Installation verification
python -c "import paddle; paddle.version.show()"
python -c "import paddle; paddle.utils.run_check()"
python -c "from paddle.jit.marker import unified"
python -c "from fastdeploy.model_executor.ops.xpu import block_attn"
If all the above steps execute successfully, FastDeploy is installed correctly.
Quick start
The P800 supports the deployment of the ERNIE-4.5-300B-A47B-Paddle
model using the following configurations (Note: Different configurations may result in variations in performance).

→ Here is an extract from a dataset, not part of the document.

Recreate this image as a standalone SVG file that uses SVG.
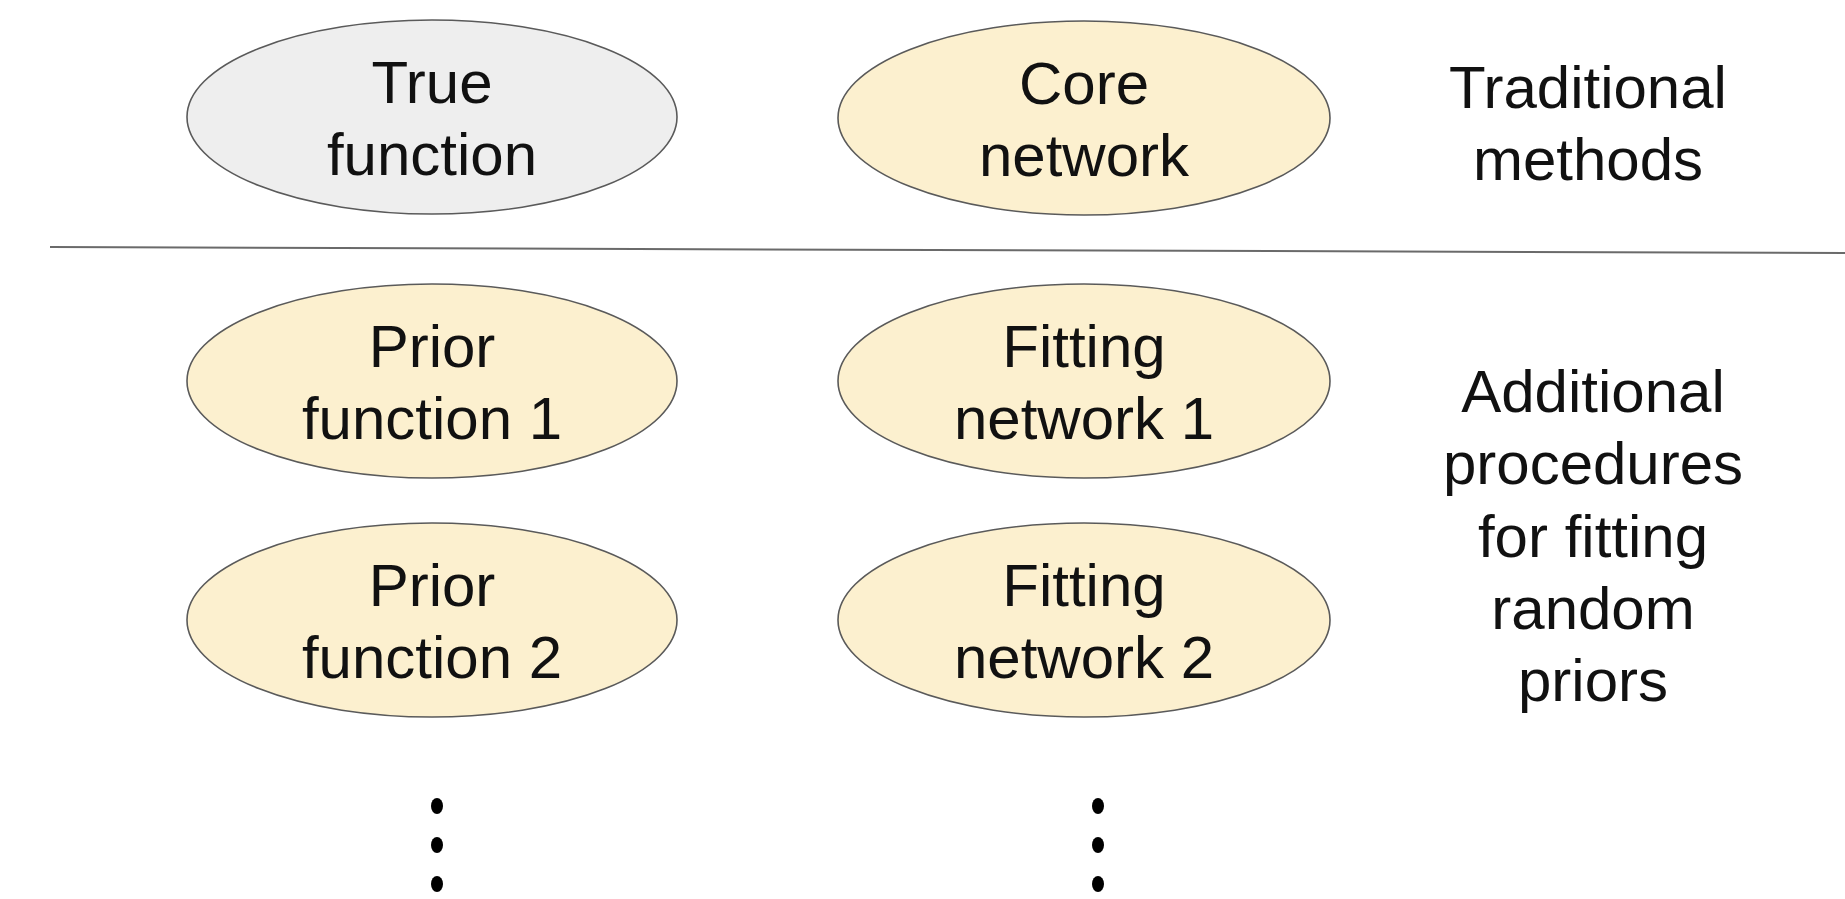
<svg xmlns="http://www.w3.org/2000/svg" width="1845" height="899" viewBox="0 0 1845 899">
<style>
.node{stroke:#5a5a5a;stroke-width:1.6}
.gray{fill:#eeeeee}
.yel{fill:#fcf0cf}
text{font-family:"Liberation Sans",Arial,sans-serif;font-size:60px;fill:#111;text-anchor:middle}
.dot{fill:#000}
</style>
<rect width="1845" height="899" fill="#ffffff"/>
<g id="true-function">
<ellipse class="node gray" cx="432" cy="117" rx="245" ry="97"/>
<text x="432" y="103">True</text>
<text x="432" y="175">function</text>
</g>
<g id="core-network">
<ellipse class="node yel" cx="1084" cy="118" rx="246" ry="97"/>
<text x="1084" y="104">Core</text>
<text x="1084" y="176">network</text>
</g>
<g id="traditional-label">
<text x="1588" y="108">Traditional</text>
<text x="1588" y="180">methods</text>
</g>
<g id="divider">
<line x1="50" y1="247" x2="1845" y2="253" stroke="#6a6a6a" stroke-width="2"/>
</g>
<g id="prior-function-1">
<ellipse class="node yel" cx="432" cy="381" rx="245" ry="97"/>
<text x="432" y="367">Prior</text>
<text x="432" y="439">function 1</text>
</g>
<g id="fitting-network-1">
<ellipse class="node yel" cx="1084" cy="381" rx="246" ry="97"/>
<text x="1084" y="367">Fitting</text>
<text x="1084" y="439">network 1</text>
</g>
<g id="prior-function-2">
<ellipse class="node yel" cx="432" cy="620" rx="245" ry="97"/>
<text x="432" y="606">Prior</text>
<text x="432" y="678">function 2</text>
</g>
<g id="fitting-network-2">
<ellipse class="node yel" cx="1084" cy="620" rx="246" ry="97"/>
<text x="1084" y="606">Fitting</text>
<text x="1084" y="678">network 2</text>
</g>
<g id="additional-label">
<text x="1593" y="412">Additional</text>
<text x="1593" y="484">procedures</text>
<text x="1593" y="557">for fitting</text>
<text x="1593" y="629">random</text>
<text x="1593" y="701">priors</text>
</g>
<g id="ellipsis-left">
<ellipse class="dot" cx="437" cy="806" rx="6" ry="8"/>
<ellipse class="dot" cx="437" cy="845" rx="6" ry="8"/>
<ellipse class="dot" cx="437" cy="884" rx="6" ry="8"/>
</g>
<g id="ellipsis-right">
<ellipse class="dot" cx="1098" cy="806" rx="6" ry="8"/>
<ellipse class="dot" cx="1098" cy="845" rx="6" ry="8"/>
<ellipse class="dot" cx="1098" cy="884" rx="6" ry="8"/>
</g>
<g id="connectors"></g>
</svg>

- 32K WINT4 with 8 XPUs (Recommended)
- 128K WINT4 with 8 XPUs
- 32K WINT4 with 4 XPUs
Online serving (OpenAI API-Compatible server)
Deploy an OpenAI API-compatible server using FastDeploy with the following commands:
Start service
Deploy the ERNIE-4.5-300B-A47B-Paddle model with WINT4 precision and 32K context length on 8 XPUs(Recommended)

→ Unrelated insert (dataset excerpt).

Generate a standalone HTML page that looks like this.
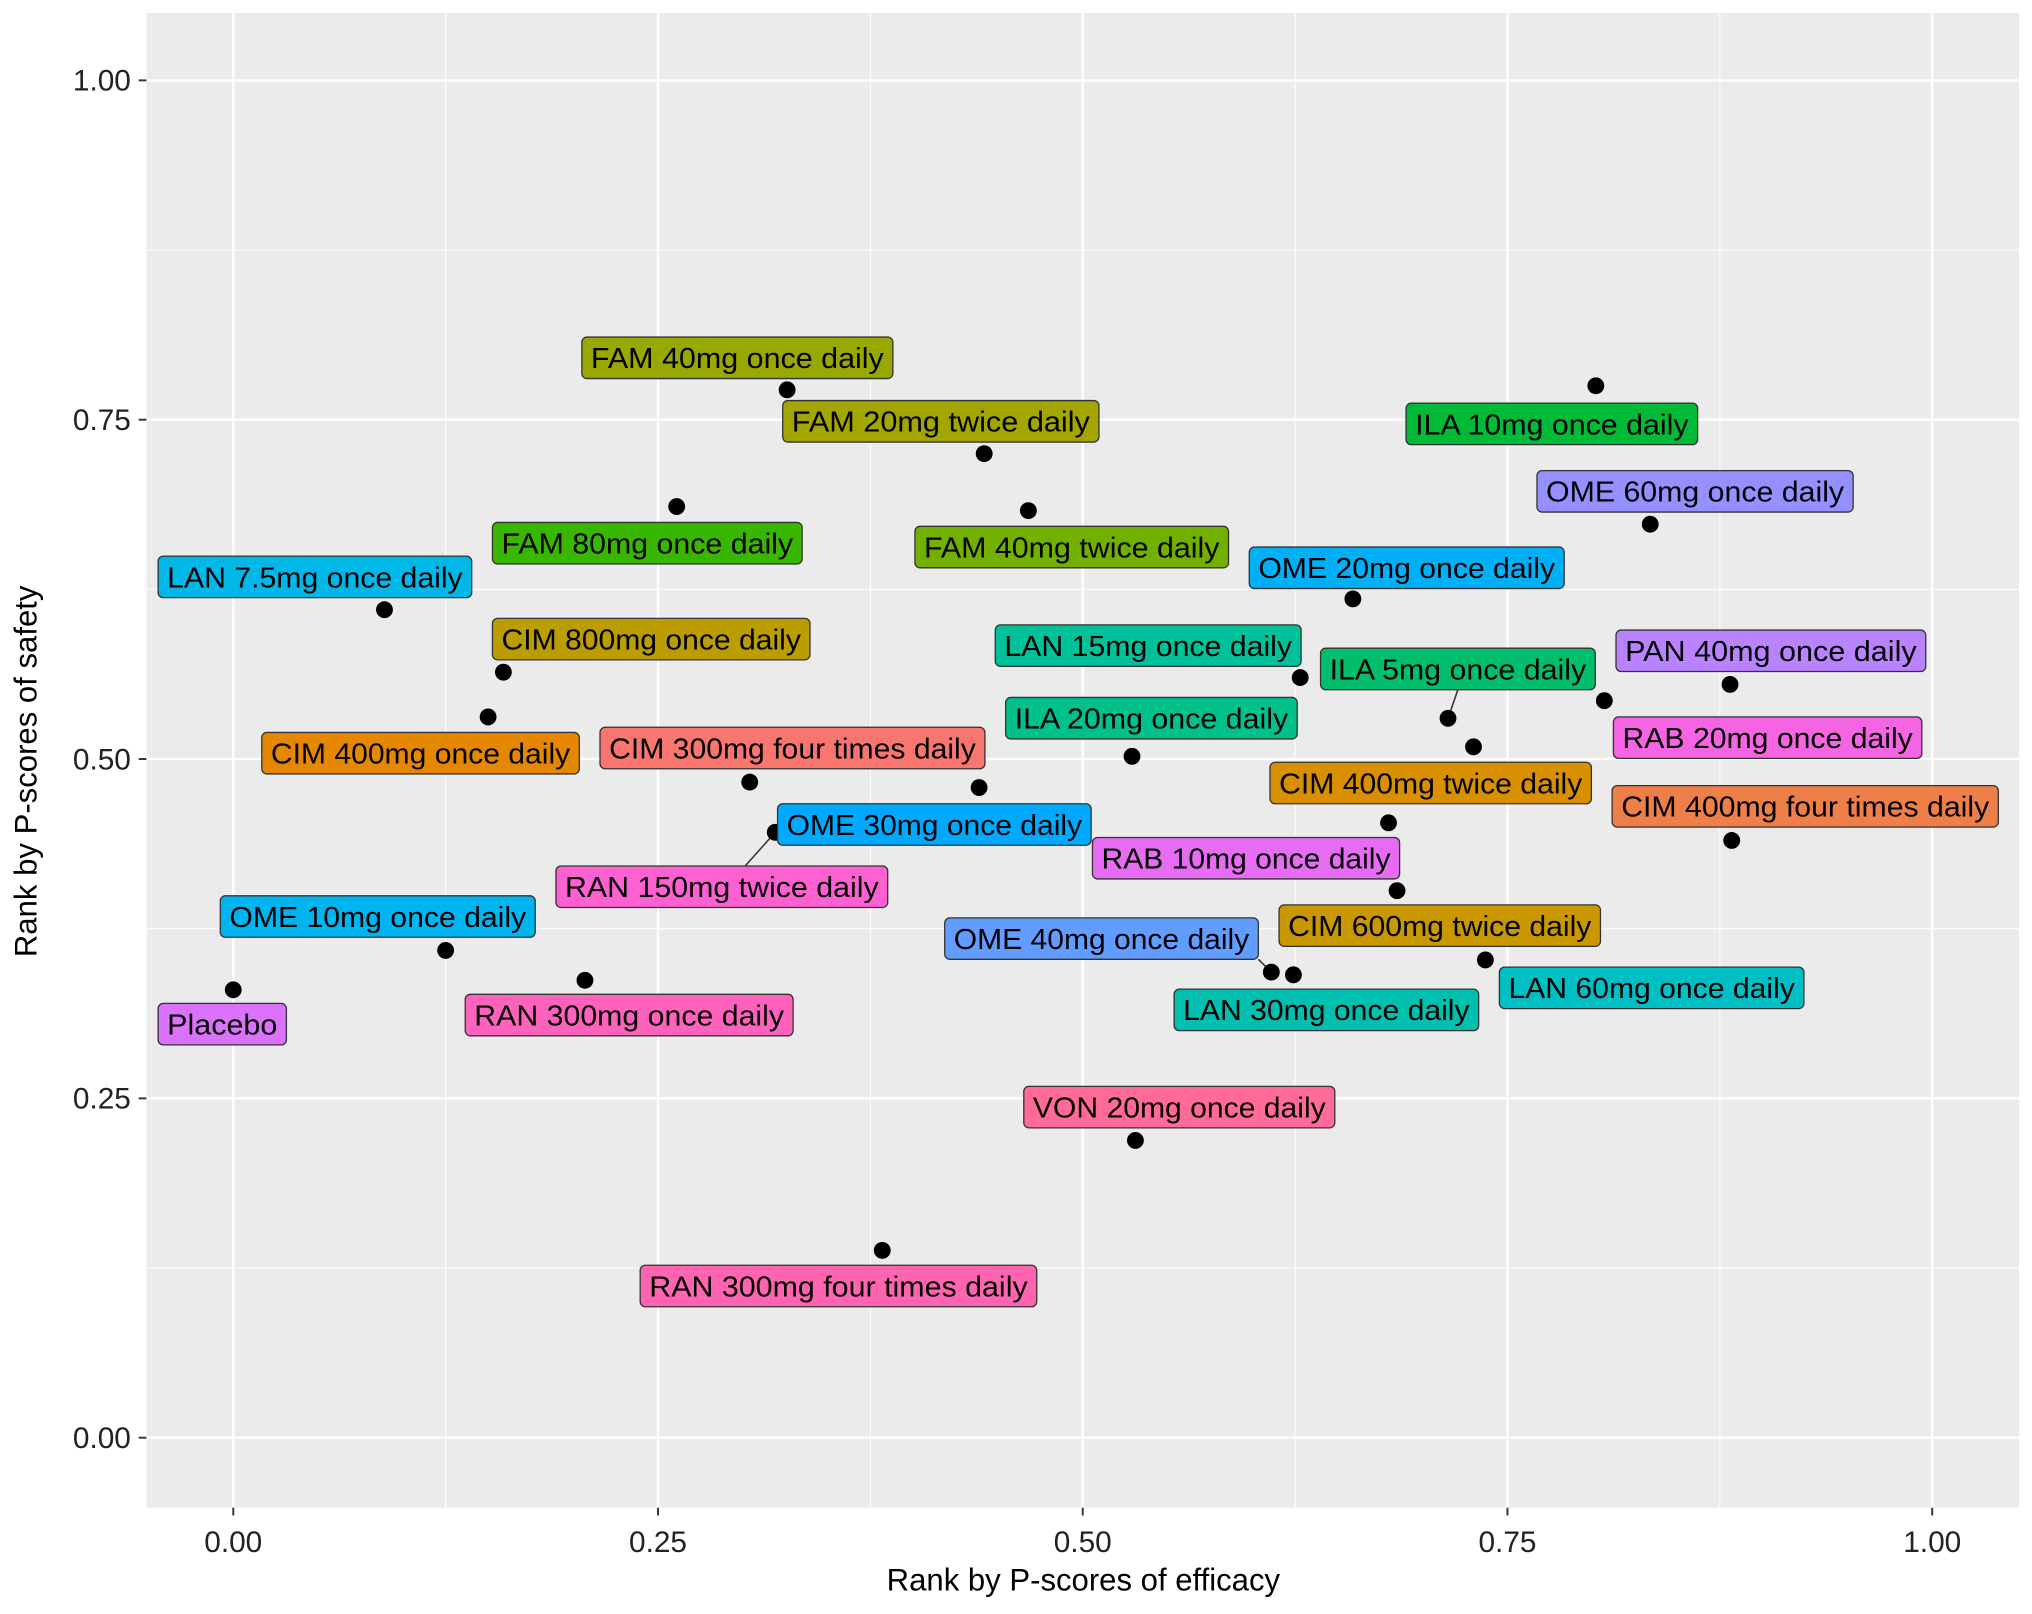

python -m fastdeploy.entrypoints.openai.api_server \
--model baidu/ERNIE-4.5-300B-A47B-Paddle \
--port 8188 \
--tensor-parallel-size 8 \
--max-model-len 32768 \
--max-num-seqs 64 \
--quantization "wint4" \
--gpu-memory-utilization 0.9
Deploy the ERNIE-4.5-300B-A47B-Paddle model with WINT4 precision and 128K context length on 8 XPUs
python -m fastdeploy.entrypoints.openai.api_server \
--model baidu/ERNIE-4.5-300B-A47B-Paddle \
--port 8188 \
--tensor-parallel-size 8 \
--max-model-len 131072 \
--max-num-seqs 64 \
--quantization "wint4" \
--gpu-memory-utilization 0.9
Deploy the ERNIE-4.5-300B-A47B-Paddle model with WINT4 precision and 32K context length on 4 XPUs
export XPU_VISIBLE_DEVICES="0,1,2,3"
python -m fastdeploy.entrypoints.openai.api_server \
--model baidu/ERNIE-4.5-300B-A47B-Paddle \
--port 8188 \
--tensor-parallel-size 4 \
--max-model-len 32768 \
--max-num-seqs 64 \
--quantization "wint4" \
--gpu-memory-utilization 0.9
Refer to Parameters for more options.
Send requests
Send requests using either curl or Python
curl -X POST "http://0.0.0.0:8188/v1/chat/completions" \
-H "Content-Type: application/json" \
-d '{
"messages": [
{"role": "user", "content": "Where is the capital of China?"}
]
}'
import openai
host = "0.0.0.0"
port = "8188"
client = openai.Client(base_url=f"http://{host}:{port}/v1", api_key="null")
response = client.completions.create(
model="null",
prompt="Where is the capital of China?",
stream=True,
)
for chunk in response:
print(chunk.choices[0].text, end='')
print('\n')
response = client.chat.completions.create(
model="null",
messages=[
{"role": "user", "content": "Where is the capital of China?"},
],
stream=True,
)
for chunk in response:
if chunk.choices[0].delta:
print(chunk.choices[0].delta.content, end='')
print('\n')
For detailed OpenAI protocol specifications, see OpenAI Chat Compeltion API. Differences from the standard OpenAI protocol are documented in OpenAI Protocol-Compatible API Server.